Seu Amadeu em meio a destroços de casa derrubada em Santo Antônio: dificuldades de receber indenização (foto: Verena Glass) |
Responsabilidade do Ibama
Procurado pela
reportagem, o Ibama não quis comentar os atrasos e não cumprimentos das
condicionantes de Belo Monte. Segundo a assessoria de imprensa, o órgão apenas
“encaminhou ofício notificando o empreendedor a resolver as pendências
apontadas no parecer técnico 168/2012, estabelecendo prazos para que sejam
atendidas”, mas não estipulou nenhuma penalidade à Norte Energia.
Além
de não aplicar medidas cabíveis previstas por lei, como o embargo das obras da
usina, o Ibama sinaliza que considera fato consumado a instalação de outro
projeto que deve multiplicar os impactos socioambientais da região afetada por
Belo Monte: a mineradora Belo Sun, que pleiteia licença de lavra de ouro por 12
anos na Volta Grande do Xingu, exatamente a região mais impactada pela usina.

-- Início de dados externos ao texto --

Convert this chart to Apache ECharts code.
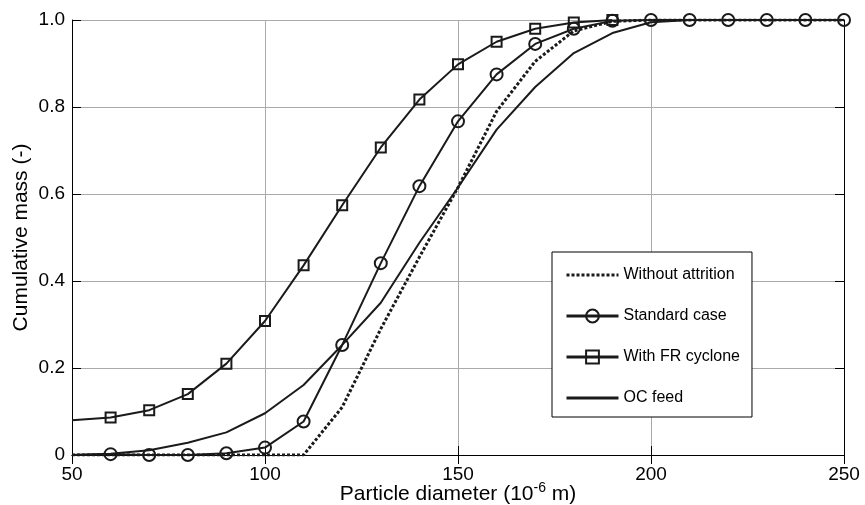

No documento sobre as condicionantes, o órgão recomenda à Norte Energia atenção
“à influência que o empreendimento de mineração da Belo Sun pode causar à
região da Transassurini, evitando que famílias que optem por carta de crédito
adquiram suas novas propriedades em área que possa ser diretamente afetada pela
Belo Sun”. A mineradora está em fase de licenciamento pela Secretaria de Meio
Ambiente do Estado, mas já foi alvo de duas recomendações contrárias por parte
do Ministério Público Federal e de um pedido de declaração de inviabilidade por
parte do ISA.
Segundo
o procurador do Ministério Publico Federal no Pará, Ubiratan Cazetta, o MPF
ainda está estudando o documento do Ibama, mas a princípio a conclusão cabível
é que condicionantes e licenciamentos ambientais têm sido tratados como mera
formalidade pelo Consórcio Norte Energia e pelo órgão ambiental, afirma o procurador.
“Parece que temos dois mundos aqui: o teórico, onde as condicionantes
resolveriam todos os problemas da obra, e o concreto, onde não se cumpre as
condicionantes e, mesmo se cumprisse, os problemas persistiriam.”
Segundo
Cazetta, o MPF pode responsabilizar e requerer punição tanto ao empreendedor,
que falha no cumprimento das condicionantes, quanto ao Ibama, que falha na
fiscalização e autuação das irregularidades. “A postura leniente do Ibama não
apenas enfraquece a instituição da condicionante, como também deixa os afetados
sem nenhuma defesa em seus direitos”, afirma o procurador.
Procurada
pela reportagem, a Norte Energia, através de sua assessoria, comunicou que a
diretoria da empresa está em planejamento e incomunicável.